The problem as it relates to this article is that EWUS does not own very much exposure to this area, as shown below:
Of course this is just one theme and may not be relevant for every reader. Perhaps you don’t want Energy and/or you already have enough. That is a fair counter-point. But what I am suggesting is Energy is a top performing sector right now for good reason and – if one did want British exposure – the large cap UK ETF from iShares (EWU) would probably be the bigger option:
What I am trying to get across is readers need to be very clear on the why behind why they want this exposure. Do they want small-cap UK exposure specifically and, if yes, what are they hoping to get out of it? If they want sectors with recent momentum, they won’t really find it here. But if there are other reasons – such as low valuations and consumer/industrial exposure – then this could fit the bill. It all depends on one’s individual perspective.
Consumer Currently A Bright Spot
Through this review my tone has been lukewarm at best. I needed it to be in order to explain the rationale for my rating downgrade. But readers should note I am not overly “bearish” on this fund. EWUS has indeed seen some recent weakness but its valuation is a supporting factor that should limit further losses. While no guarantee, it is hard for me to be a real bear with so much downside already baked in.
Further, the graphic in the prior paragraph illustrated that EWUS is long the British consumer. That makes sense since small-cap companies tend to be more domestically oriented. That means they will rise and fall often along with the fortunes of British households. In this vein, there are some reasons to be optimistic.
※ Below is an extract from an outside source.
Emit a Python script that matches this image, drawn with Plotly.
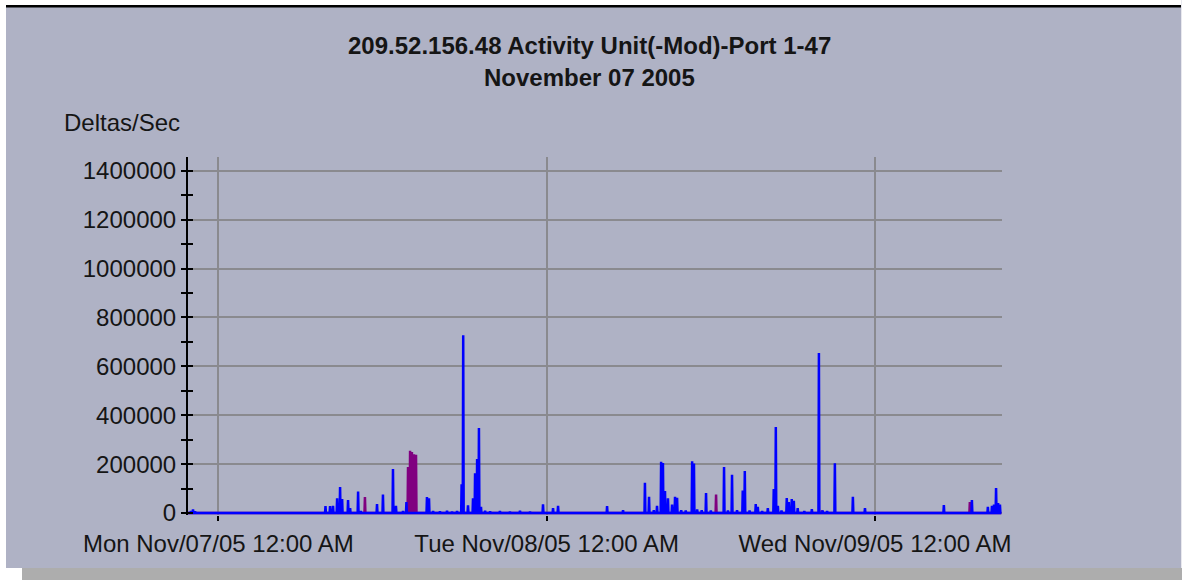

A key reason is that wage growth has been strong in the UK – both in isolation and compared to other developed regions:
This could very well help support domestic companies within Britain in the months ahead, suggesting the relative discount for these shares is a buying opportunity. But the challenge to me is that if wage growth remains high, so too will inflation, fueling more action by the Bank of England will may counter-balance some of the positive effect. This push-pull dynamic is central to why I see “hold” as the appropriate choice.
Bottom-Line
EWUS’ performance over the past year has not been too impressive and that is a story I expect to continue as we wrap up 2023. There are some merits to owning or buying it, such as a resilient UK consumer and a dirt cheap valuation. But that valuation metric is similar for large-cap British companies too and I see that as a more viable option given the greater Energy sector exposure large-caps offer.
Further, the US stock market (as measured by the S&P 500) has a lot of momentum and greater participation outside of the Big Tech firms. These are bullish signals that may warrant a higher allocation closer to home rather than overseas. What this all adds up to for me is a neutral outlook and that is why I am downgrading my rating on EWUS at this time.